Borrowing Money Affects Your Heirs Negatively
Surely, it is a good feature of the whole life insurance that you can borrow money from your cash value. But it may not be a good decision at all. Unless you pay the money back, it is going to negatively affect your heirs. Outstanding loans come off from the benefit payment.
Tax-free Vs. Interest-Induced Withdrawal
Though your loan comes tax-free, it starts accruing interest from the very day you take out the money. The rate is always higher than what they pay you for the guaranteed interest.
Surrender May Have Income Tax
While the benefits of whole life insurance are tax-free, surrendering your policy is not. If you happen to have to surrender the policy, you lose a good amount. You not only pay official charges but also income taxes.
An Ocean of Fees Taken Off
The insurance company takes off various fees and charges that you do not initially know of. Finally, you discover that you have petted a white elephant.
Because terms and conditions of a policy are company specific, all the disadvantages may not generally apply to your policy.

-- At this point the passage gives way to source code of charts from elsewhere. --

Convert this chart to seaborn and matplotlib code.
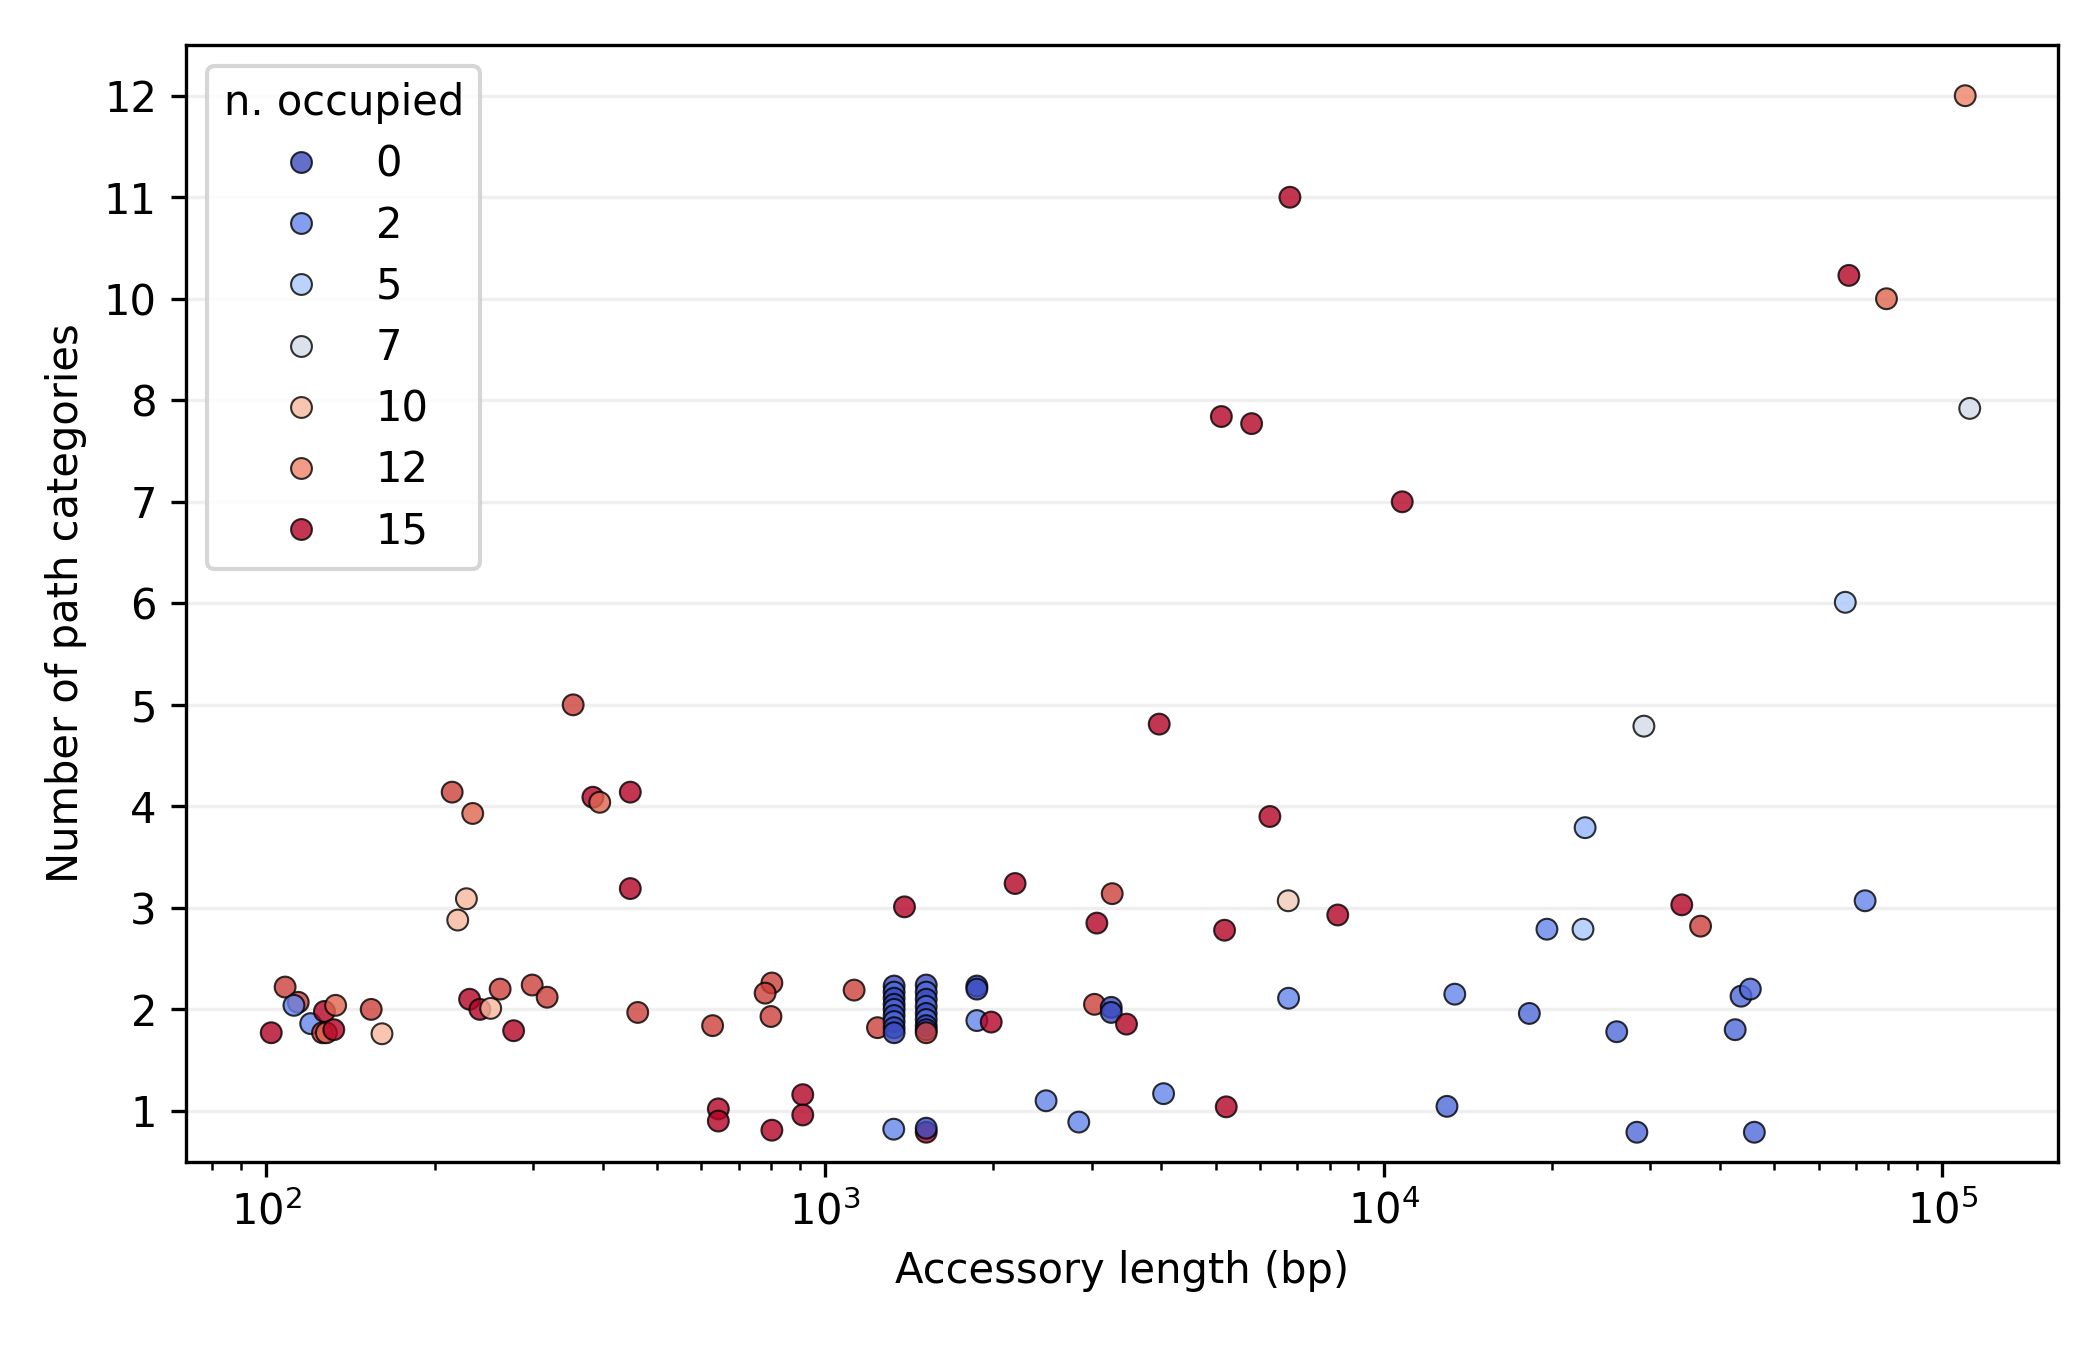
import matplotlib
matplotlib.use('Agg')
import matplotlib.pyplot as plt
import seaborn as sns
import numpy as np
import pandas as pd

# y axis shows only the category counts that occur, one row per value
cat_levels = [1, 2, 3, 4, 5, 6, 7, 8, 10, 11, 12]

# accessory length (bp), number of path categories, vertical jitter, n. occupied
acc_length = [
    354, 215, 234, 384, 395, 448, 448, 228, 220,
    108, 114, 112, 120, 127, 133, 126, 128, 132, 102, 154, 161,
    231, 241, 252, 262, 277, 299, 318, 462,
    1387, 2188, 3065, 803, 781, 800, 629, 1127, 1241,
    1329, 1329, 1329, 1329, 1329, 1329, 1329, 1329, 1329,
    1517, 1517, 1517, 1517, 1517, 1517, 1517, 1517, 1517,
    1869, 1869, 1869, 1983, 3035,
    644, 644, 803, 912, 912, 1327, 1517, 1517, 2486, 2845,
    3963, 6254, 3265, 5188, 6745, 8272, 3252, 3252, 3463, 6754, 13400,
    4035, 5224, 12975,
    29213, 22930, 34150, 36900, 72700, 19590, 22730,
    18220, 26120, 42560, 43600, 45300, 28380, 46060,
    109840, 6792, 68000, 79400, 111900, 5120, 5800, 10790, 67000,
]
n_categories = [
    5, 4, 4, 4, 4, 4, 3, 3, 3,
    2, 2, 2, 2, 2, 2, 2, 2, 2, 2, 2, 2,
    2, 2, 2, 2, 2, 2, 2, 2,
    3, 3, 3, 2, 2, 2, 2, 2, 2,
    2, 2, 2, 2, 2, 2, 2, 2, 2,
    2, 2, 2, 2, 2, 2, 2, 2, 2,
    2, 2, 2, 2, 2,
    1, 1, 1, 1, 1, 1, 1, 1, 1, 1,
    5, 4, 3, 3, 3, 3, 2, 2, 2, 2, 2,
    1, 1, 1,
    5, 4, 3, 3, 3, 3, 3,
    2, 2, 2, 2, 2, 1, 1,
    12, 11, 10, 10, 8, 8, 8, 7, 6,
]
jitter = [
    0.00, 0.14, -0.07, 0.09, 0.04, 0.14, 0.19, 0.09, -0.12,
    0.22, 0.07, 0.04, -0.14, -0.02, 0.04, -0.23, -0.23, -0.20, -0.23, 0.00, -0.24,
    0.10, 0.00, 0.01, 0.20, -0.21, 0.24, 0.12, -0.03,
    0.01, 0.24, -0.15, 0.26, 0.16, -0.07, -0.16, 0.19, -0.18,
    0.23, 0.17, 0.11, 0.05, 0.00, -0.06, -0.12, -0.18, -0.23,
    0.24, 0.17, 0.10, 0.03, -0.04, -0.10, -0.16, -0.20, -0.23,
    0.23, 0.20, -0.11, -0.125, 0.05,
    0.02, -0.10, -0.19, 0.16, -0.04, -0.18, -0.21, -0.17, 0.10, -0.11,
    -0.19, -0.10, 0.14, -0.22, 0.07, -0.07, 0.02, -0.03, -0.145, 0.11, 0.15,
    0.17, 0.04, 0.045,
    -0.21, -0.21, 0.03, -0.18, 0.07, -0.21, -0.21,
    -0.04, -0.22, -0.20, 0.13, 0.20, -0.21, -0.21,
    0.00, 0.00, 0.23, 0.00, -0.08, -0.16, -0.23, 0.00, 0.01,
]
n_occupied = [
    14, 14, 13, 15, 13, 15, 15, 10, 10,
    14, 14, 2, 2, 15, 13, 14, 13, 15, 15, 14, 10,
    15, 15, 10, 14, 15, 14, 14, 14,
    15, 15, 15, 14, 14, 14, 14, 14, 14,
    0, 1, 0, 0, 1, 0, 1, 0, 0,
    0, 1, 0, 1, 0, 1, 0, 0, 14,
    0, 0, 2, 15, 14,
    15, 15, 15, 15, 15, 2, 15, 0, 2, 2,
    15, 15, 14, 15, 9, 15, 0, 0, 15, 2, 2,
    2, 15, 1,
    7, 4, 15, 14, 2, 2, 5,
    1, 1, 1, 1, 1, 1, 1,
    12, 15, 15, 13, 7, 15, 15, 15, 5,
]

df = pd.DataFrame({
    'Accessory length (bp)': acc_length,
    'n_cat': n_categories,
    'jitter': jitter,
    'n. occupied': np.array(n_occupied, dtype=int),
})
df['ypos'] = [cat_levels.index(v) for v in df['n_cat']] + df['jitter']

fig = plt.figure(figsize=(7, 4.5), dpi=300)
ax = fig.add_axes([0.0886, 0.1395, 0.8914, 0.8272])

sns.scatterplot(data=df, x='Accessory length (bp)', y='ypos', hue='n. occupied',
                palette='coolwarm', s=25, alpha=0.8, edgecolor='black',
                linewidth=0.5, legend='brief', ax=ax)

ax.set_xscale('log')
ax.set_xlim(71.8, 161000)
ax.set_ylim(-0.5, len(cat_levels) - 0.5)
ax.set_yticks(range(len(cat_levels)))
ax.set_yticklabels([str(v) for v in cat_levels])
ax.set_xlabel('Accessory length (bp)')
ax.set_ylabel('Number of path categories')
ax.set_axisbelow(True)
ax.grid(axis='y', color='#b0b0b0', alpha=0.2, linewidth=0.8)

sns.move_legend(ax, 'upper left', labelspacing=0.46)

plt.savefig('out.png', dpi=300)
plt.close()
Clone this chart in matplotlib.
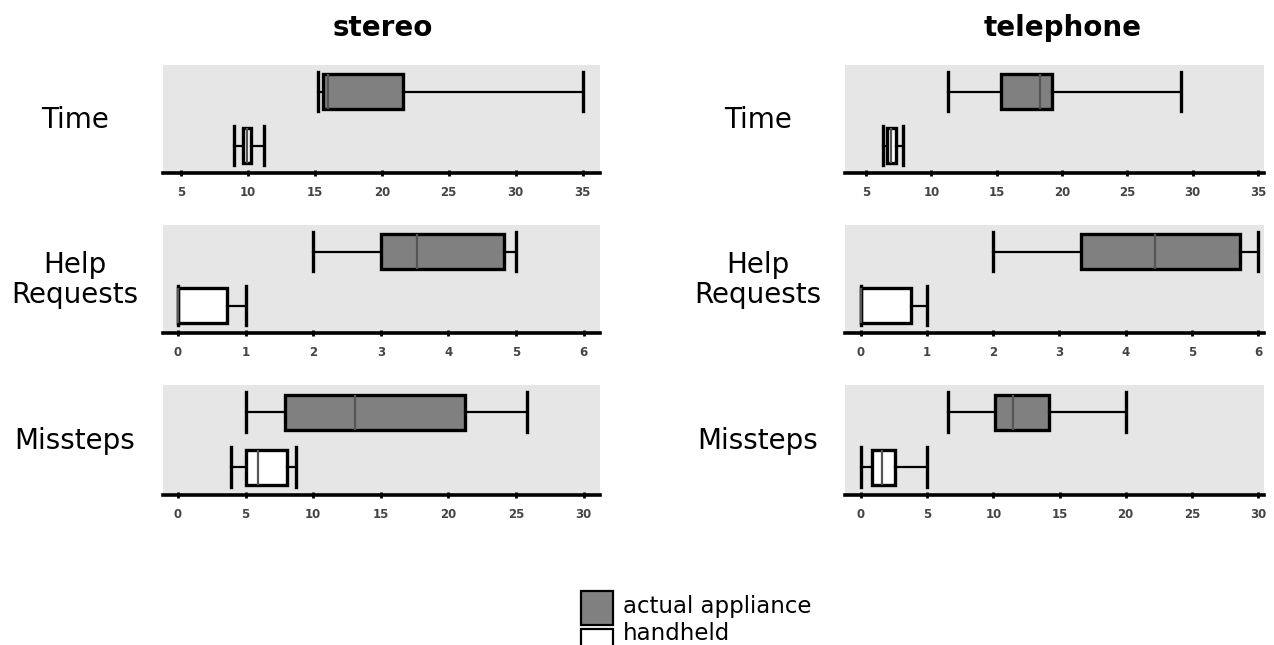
import numpy as np
import matplotlib.pyplot as plt

# box stats: (whislo, q1, med, q3, whishi)
measures = ['Time', 'Help\nRequests', 'Missteps']
appliances = ['stereo', 'telephone']

stereo_actual = [(15.2, 15.6, 16.0, 21.6, 35.0),
                 (2.0, 3.0, 3.53, 4.82, 5.0),
                 (5.0, 7.9, 13.1, 21.2, 25.8)]
stereo_handheld = [(9.0, 9.6, 9.9, 10.2, 11.2),
                   (0.0, 0.0, 0.0, 0.73, 1.0),
                   (3.9, 5.0, 5.9, 8.1, 8.7)]
phone_actual = [(11.3, 15.3, 18.3, 19.2, 29.1),
                (2.0, 3.32, 4.44, 5.72, 6.0),
                (6.6, 10.1, 11.5, 14.2, 20.0)]
phone_handheld = [(6.3, 6.6, 6.9, 7.3, 7.8),
                  (0.0, 0.0, 0.0, 0.75, 1.0),
                  (0.0, 0.8, 1.6, 2.6, 5.0)]

xticks = [np.arange(5, 36, 5), np.arange(0, 7, 1), np.arange(0, 31, 5)]
xlims_left = [(3.66, 36.3), (-0.22, 6.24), (-1.1, 31.2)]
xlims_right = [(3.39, 35.46), (-0.24, 6.09), (-1.21, 30.45)]

fig = plt.figure(figsize=(12.74, 6.45), dpi=100)

rows_y = [(65, 173), (225, 333), (385, 495)]
cols_x = [(163, 600), (845, 1264)]
W, H = 1274, 645


def stats(t):
    lo, q1, med, q3, hi = t
    return dict(whislo=lo, q1=q1, med=med, q3=q3, whishi=hi, fliers=[])


for c, (actual, handheld, xlims) in enumerate([(stereo_actual, stereo_handheld, xlims_left),
                                              (phone_actual, phone_handheld, xlims_right)]):
    x0, x1 = cols_x[c]
    for r in range(3):
        y0, y1 = rows_y[r]
        ax = fig.add_axes([x0 / W, 1 - y1 / H, (x1 - x0) / W, (y1 - y0) / H])
        ax.set_facecolor('#e6e6e6')
        for fill, pos, t in [('#808080', 0.745, actual[r]), ('white', 0.23, handheld[r])]:
            ax.bxp([stats(t)], positions=[pos], widths=0.33, vert=False,
                   showfliers=False, patch_artist=True, capwidths=[0.37],
                   boxprops=dict(facecolor=fill, edgecolor='black', linewidth=2.4),
                   medianprops=dict(color='#555555', linewidth=1.6),
                   whiskerprops=dict(color='black', linewidth=1.6),
                   capprops=dict(color='black', linewidth=2.4))
        ax.set_xlim(*xlims[r])
        ax.set_ylim(-0.03, 1)
        ax.set_xticks(xticks[r])
        ax.set_yticks([])
        for s in ['top', 'right', 'left']:
            ax.spines[s].set_visible(False)
        ax.spines['bottom'].set_linewidth(2.6)
        ax.tick_params(axis='x', direction='inout', length=5, width=2,
                       labelsize=8.5, pad=7, labelcolor='#444444')
        for lab in ax.get_xticklabels():
            lab.set_fontweight('bold')
        # row label
        lx = 75 if c == 0 else 758
        fig.text(lx / W, 1 - ((y0 + y1) / 2 + 1) / H, measures[r],
                 ha='center', va='center', fontsize=20, linespacing=1.05)

fig.text(383 / W, 1 - 28 / H, 'stereo', ha='center', va='center',
         fontsize=20, fontweight='bold')
fig.text(1063 / W, 1 - 28 / H, 'telephone', ha='center', va='center',
         fontsize=20, fontweight='bold')

# legend drawn by hand at the bottom
leg = fig.add_axes([0, 0, 1, 1], facecolor='none')
leg.set_xlim(0, W)
leg.set_ylim(H, 0)
leg.axis('off')
leg.add_patch(plt.Rectangle((581, 591), 32, 34, facecolor='#808080',
                            edgecolor='black', linewidth=1.6))
leg.add_patch(plt.Rectangle((581, 629), 32, 34, facecolor='white',
                            edgecolor='black', linewidth=1.6, clip_on=True))
leg.text(623, 607, 'actual appliance', ha='left', va='center', fontsize=16.5)
leg.text(623, 634, 'handheld', ha='left', va='center', fontsize=16.5)

fig.savefig('out.png', dpi=100)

What Life Insurance Mentors Say
Many criticize whole life insurance for poor returns from the investment portfolio. While the criticisms weigh well, they seem to put more weight on the investment than the insurance. If it is insurance that you focus on, whole life insurance can be a good choice for you. After all, unlike its competitor term life, it provides you both insurance and investment options. There is something in your bowl in the end. You also do not run the risks that may lurk in non-insurance portfolios.